[Buddha-l] Barbaric not Buddhist
Piya Tan
libris at singnet.com.sg
Mon Aug 1 18:56:26 MDT 2005
Thanks, Lance, for "vindicating" Dutthagamani, and Buddhists in general.
As we know the Mahavamsa is after all a hagiographical account more like the
Xiyuji (Journey West) to the Chinese than the chronicles of say Xuanzang.
Sukhi
Piya
"L.S. Cousins" wrote:
> The problem of exaggeration !
>
> >In the Mahavamsa, http://www.vipassana.com/resources/mahavamsa/mhv25.php
> >(see the last 10 or so para):
> >
> >King Dutthagamani ordered the death of millions of Tamil after defeating
> >King Elara.
>
> Since the population of the island is unlikely to have been as high
> as a million at this time, he clearly didn't. So the question is
> rather: did Mahaanaama, the much later author of the Mahaava.msa,
> think this is what happened. I don't believe so. I understand the
> king's guilt to arise from the deaths of the 'Tamils' in battle, not
> from any action of his after the battle.
>
> Part of the problem arises here from Geiger's translation. (Basically
> what is on the site referred to is a modernized version of Geiger.)
>
> 1. Geiger has: "When the king, after winning the victory, had slain
> all the" Tamils. But one should rather render: "After having brought
> about the death of all the Tamils, the king was victorious." [For
> reasons of readability, Geiger has reversed the main and subordinate
> clauses.]
>
> But even that is too much in a way. This is poetry and should be
> interpreted with care.
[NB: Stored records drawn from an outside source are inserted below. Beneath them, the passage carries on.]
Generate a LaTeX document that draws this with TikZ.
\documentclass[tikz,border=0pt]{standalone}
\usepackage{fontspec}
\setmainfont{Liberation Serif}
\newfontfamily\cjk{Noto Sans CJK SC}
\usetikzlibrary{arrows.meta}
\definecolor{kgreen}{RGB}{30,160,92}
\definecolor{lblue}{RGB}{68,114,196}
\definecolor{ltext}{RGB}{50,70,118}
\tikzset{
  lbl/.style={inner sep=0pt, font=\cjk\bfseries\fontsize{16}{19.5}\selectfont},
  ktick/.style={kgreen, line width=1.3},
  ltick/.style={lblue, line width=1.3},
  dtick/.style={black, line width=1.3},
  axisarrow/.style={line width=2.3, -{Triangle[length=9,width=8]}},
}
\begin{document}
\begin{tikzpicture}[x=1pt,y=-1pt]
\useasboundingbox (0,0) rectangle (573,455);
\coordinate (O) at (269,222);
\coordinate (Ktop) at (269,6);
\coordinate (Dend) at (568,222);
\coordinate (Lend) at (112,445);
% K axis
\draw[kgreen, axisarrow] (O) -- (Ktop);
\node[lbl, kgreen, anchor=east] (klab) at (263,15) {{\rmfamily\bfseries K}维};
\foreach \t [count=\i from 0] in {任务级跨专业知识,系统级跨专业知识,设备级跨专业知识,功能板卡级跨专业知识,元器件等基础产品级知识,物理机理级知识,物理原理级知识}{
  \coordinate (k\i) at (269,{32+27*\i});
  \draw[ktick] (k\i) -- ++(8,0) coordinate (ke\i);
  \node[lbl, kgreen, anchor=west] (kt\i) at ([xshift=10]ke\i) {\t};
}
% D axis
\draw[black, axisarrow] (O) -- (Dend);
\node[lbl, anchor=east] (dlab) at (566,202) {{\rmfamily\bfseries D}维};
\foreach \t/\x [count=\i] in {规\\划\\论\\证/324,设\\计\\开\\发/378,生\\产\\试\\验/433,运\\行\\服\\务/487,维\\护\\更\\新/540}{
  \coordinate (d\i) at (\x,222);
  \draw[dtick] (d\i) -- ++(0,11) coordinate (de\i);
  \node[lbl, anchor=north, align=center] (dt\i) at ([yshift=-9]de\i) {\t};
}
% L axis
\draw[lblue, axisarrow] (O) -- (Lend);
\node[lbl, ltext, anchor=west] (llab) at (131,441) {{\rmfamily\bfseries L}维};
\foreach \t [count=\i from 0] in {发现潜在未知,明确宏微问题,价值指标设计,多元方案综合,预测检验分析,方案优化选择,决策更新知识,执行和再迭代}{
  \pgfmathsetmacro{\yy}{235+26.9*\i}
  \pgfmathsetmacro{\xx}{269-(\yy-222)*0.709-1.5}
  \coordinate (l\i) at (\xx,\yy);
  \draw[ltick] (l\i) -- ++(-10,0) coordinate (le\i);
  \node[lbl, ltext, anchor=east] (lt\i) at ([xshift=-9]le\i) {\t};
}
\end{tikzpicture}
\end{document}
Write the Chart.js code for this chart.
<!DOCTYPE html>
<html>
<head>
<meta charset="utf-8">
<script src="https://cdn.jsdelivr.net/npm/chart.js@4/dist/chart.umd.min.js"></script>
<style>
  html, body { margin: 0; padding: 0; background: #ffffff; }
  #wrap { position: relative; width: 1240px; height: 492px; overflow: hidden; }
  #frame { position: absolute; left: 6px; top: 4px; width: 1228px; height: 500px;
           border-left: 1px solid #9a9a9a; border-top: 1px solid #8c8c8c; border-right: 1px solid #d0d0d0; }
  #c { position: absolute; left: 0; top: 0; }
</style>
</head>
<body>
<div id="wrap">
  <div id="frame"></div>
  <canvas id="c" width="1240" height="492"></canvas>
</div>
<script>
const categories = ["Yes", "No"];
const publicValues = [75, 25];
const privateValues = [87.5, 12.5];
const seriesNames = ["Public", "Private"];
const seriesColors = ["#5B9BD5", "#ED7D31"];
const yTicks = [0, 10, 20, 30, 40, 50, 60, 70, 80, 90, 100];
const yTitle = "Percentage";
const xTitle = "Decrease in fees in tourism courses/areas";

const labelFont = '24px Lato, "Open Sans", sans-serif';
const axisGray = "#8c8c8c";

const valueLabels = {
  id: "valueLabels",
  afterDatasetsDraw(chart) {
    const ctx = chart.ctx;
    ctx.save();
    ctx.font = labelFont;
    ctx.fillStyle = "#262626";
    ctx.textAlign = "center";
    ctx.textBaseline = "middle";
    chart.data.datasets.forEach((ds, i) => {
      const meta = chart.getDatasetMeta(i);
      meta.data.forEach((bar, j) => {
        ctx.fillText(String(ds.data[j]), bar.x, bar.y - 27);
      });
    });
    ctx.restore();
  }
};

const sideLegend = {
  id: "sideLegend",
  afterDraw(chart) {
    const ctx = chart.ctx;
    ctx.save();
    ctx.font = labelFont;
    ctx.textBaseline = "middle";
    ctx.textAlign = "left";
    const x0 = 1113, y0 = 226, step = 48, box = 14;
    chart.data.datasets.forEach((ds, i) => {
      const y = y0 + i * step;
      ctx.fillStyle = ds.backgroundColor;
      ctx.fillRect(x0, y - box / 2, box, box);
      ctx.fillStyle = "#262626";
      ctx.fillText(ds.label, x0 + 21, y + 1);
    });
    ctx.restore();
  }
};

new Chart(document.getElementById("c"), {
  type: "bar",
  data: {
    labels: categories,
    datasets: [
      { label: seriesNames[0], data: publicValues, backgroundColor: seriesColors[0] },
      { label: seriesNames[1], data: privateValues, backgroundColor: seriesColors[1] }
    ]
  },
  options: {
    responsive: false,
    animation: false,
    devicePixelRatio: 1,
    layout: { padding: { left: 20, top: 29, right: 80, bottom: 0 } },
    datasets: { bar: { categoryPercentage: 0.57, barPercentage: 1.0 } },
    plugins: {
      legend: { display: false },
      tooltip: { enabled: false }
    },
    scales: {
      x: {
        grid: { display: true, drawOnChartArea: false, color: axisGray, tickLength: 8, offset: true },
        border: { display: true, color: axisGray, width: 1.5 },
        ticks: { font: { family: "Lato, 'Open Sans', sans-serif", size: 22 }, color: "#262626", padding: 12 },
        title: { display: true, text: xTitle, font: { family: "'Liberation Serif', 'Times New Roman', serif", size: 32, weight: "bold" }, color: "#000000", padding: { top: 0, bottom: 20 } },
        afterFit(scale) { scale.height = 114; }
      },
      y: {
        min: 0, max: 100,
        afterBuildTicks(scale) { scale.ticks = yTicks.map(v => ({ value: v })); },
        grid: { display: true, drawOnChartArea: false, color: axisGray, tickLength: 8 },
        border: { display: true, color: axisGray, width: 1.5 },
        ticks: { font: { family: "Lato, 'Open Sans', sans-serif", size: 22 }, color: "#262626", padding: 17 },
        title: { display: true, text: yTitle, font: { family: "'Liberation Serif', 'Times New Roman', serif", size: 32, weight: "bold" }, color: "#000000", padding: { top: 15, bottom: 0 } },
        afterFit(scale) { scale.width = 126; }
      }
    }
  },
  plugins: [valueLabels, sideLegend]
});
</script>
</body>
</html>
Here Tamils refers not to an ethnic or
> linguistic group, but to a competing ruling class - the 32 Tamil
> chiefs, most of whom must have been something like local barons,
> warlords or even brigands. (For Mahaanaama, probably something like
> gangsters.)
>
> 2. Later Geiger has: [The king] knew no joy, remembering that thereby
> was wrought the destruction of millions (of beings)."
>
> Again, I would render this:
> [Despite obtaining royal luxuries, the king] "did not find happiness,
> remembering that an army has been slaughtered."
>
> The problem here is that the word akkho(b)hi.ni is rather rare. If it
> is a number (Skt ak.sobhi.nii), then it should refer to ten to the
> power of twelve or thirteen i.e. trillions of beings, not millions !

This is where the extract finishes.